An Interview with Dale Bailey

Interviews · Originals · December 20, 2002

Jack Slay, Jr.: Has any one book had an especially big impact on your writing?

Dale Bailey: John Crowley’s Little, Big, I think, is the novel that really changed my understanding of what fantasy is, what it can do. He takes so many chances in that book, and it works at so many levels, as pure story, as metaphor, as metafiction, as an examination of the problems of modernity and the loss of the rural life. The writing is stunning. It simply begs to be read aloud, and I have read large sections of it aloud, once again to the distress of family and friends, no doubt—though maybe not, because the writing is just so beautiful. It’s virtually encyclopedic in its knowing deployment of fantasy tropes and ideas. As far as I’m concerned it proves beyond a doubt that the best fantasy stands in accomplishment at the same rank as the best literature period, and reading it really caused me to raise my own ambitions as a writer. I think it’s a masterpiece.

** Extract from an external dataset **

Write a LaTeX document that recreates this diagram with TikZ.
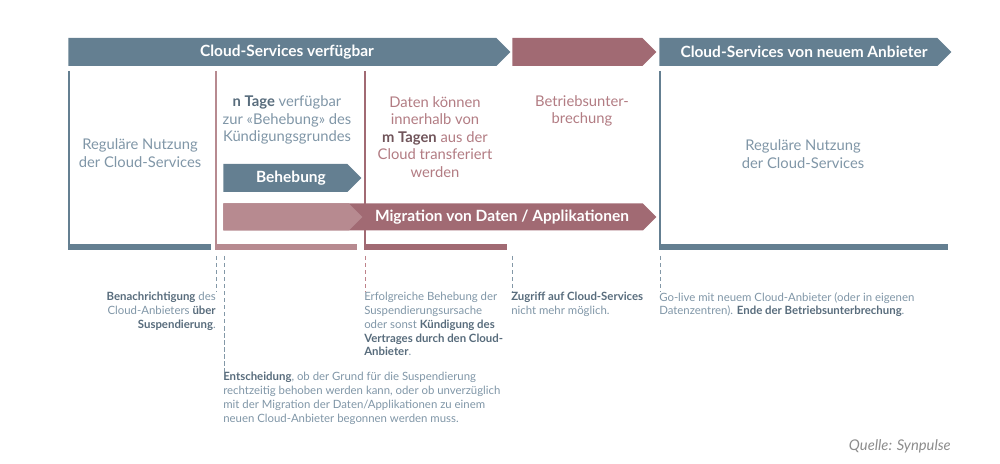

Jack Slay, Jr.: How big a connection is there between earning a Ph.D. in English Literature—all those years of studying mostly canonical lit and reading all that theory-addled criticism—and your writing?

Dale Bailey: Well, as I said, all the theory drove me back to fiction writing. I despise that stuff to this day—see it as pure intellectual gamesmanship, a very different enterprise than the honorable profession of practical criticism, which seeks to enlarge our understanding of what makes books and fiction really a worthwhile enterprise—and which should I think be written in such a way that you can understand it even if you don’t have a Ph.D. in English.

Reading the canonical stuff, however, is wonderful training for a fiction writer. Hemingway has a lot to teach about the power of leaving things unsaid. Faulkner really showed me that the people and places I knew in West Virginia were legitimate subjects for fiction. Things like Beowulf and Sir Gawain and the Green Knight helped me to understand how archetypes underlie so many of the stories we feel compelled to tell. So that experience was central to the writer I’ve become and I wouldn’t trade it for anything.

Jack Slay, Jr.: I’ve always admired the fact that you sort of bucked the system when you wrote your dissertation on the use of the haunted house in American fiction and then had it published outside of the academic circle (by Bowling Green State University Popular Press). How do you see American Nightmares: The Haunted House Formula in American Popular Fiction slotting into your canon?

Dale Bailey: Well, I wanted to do something that bridged the ivory tower worlds of canonical fiction and the world of genre where I had read and written so much—and the topic of the haunted house struck me as a perfect way to do that because you could start with Hawthorne and Poe at one end and wind up on the other with people like Stephen King. The book tries to erase the lines people draw between those two worlds.

The other thing I tried to do was write the book in a very accessible way—and I’m proud of that. I think people who don’t have a lot of background in literary studies, who don’t have much theoretical knowledge, can follow the book’s argument without any trouble. So in some sense I see the book as very much in keeping with my short fiction, which, as I’ve said, tries to bridge the gap between genre and literary fiction.

That said, I would disagree that the book was published outside the academic circle. It was published by a university press, and by perhaps the leading press in the field of pop culture studies, so it was outside academia only to the extent that pop culture itself stands outside the academy.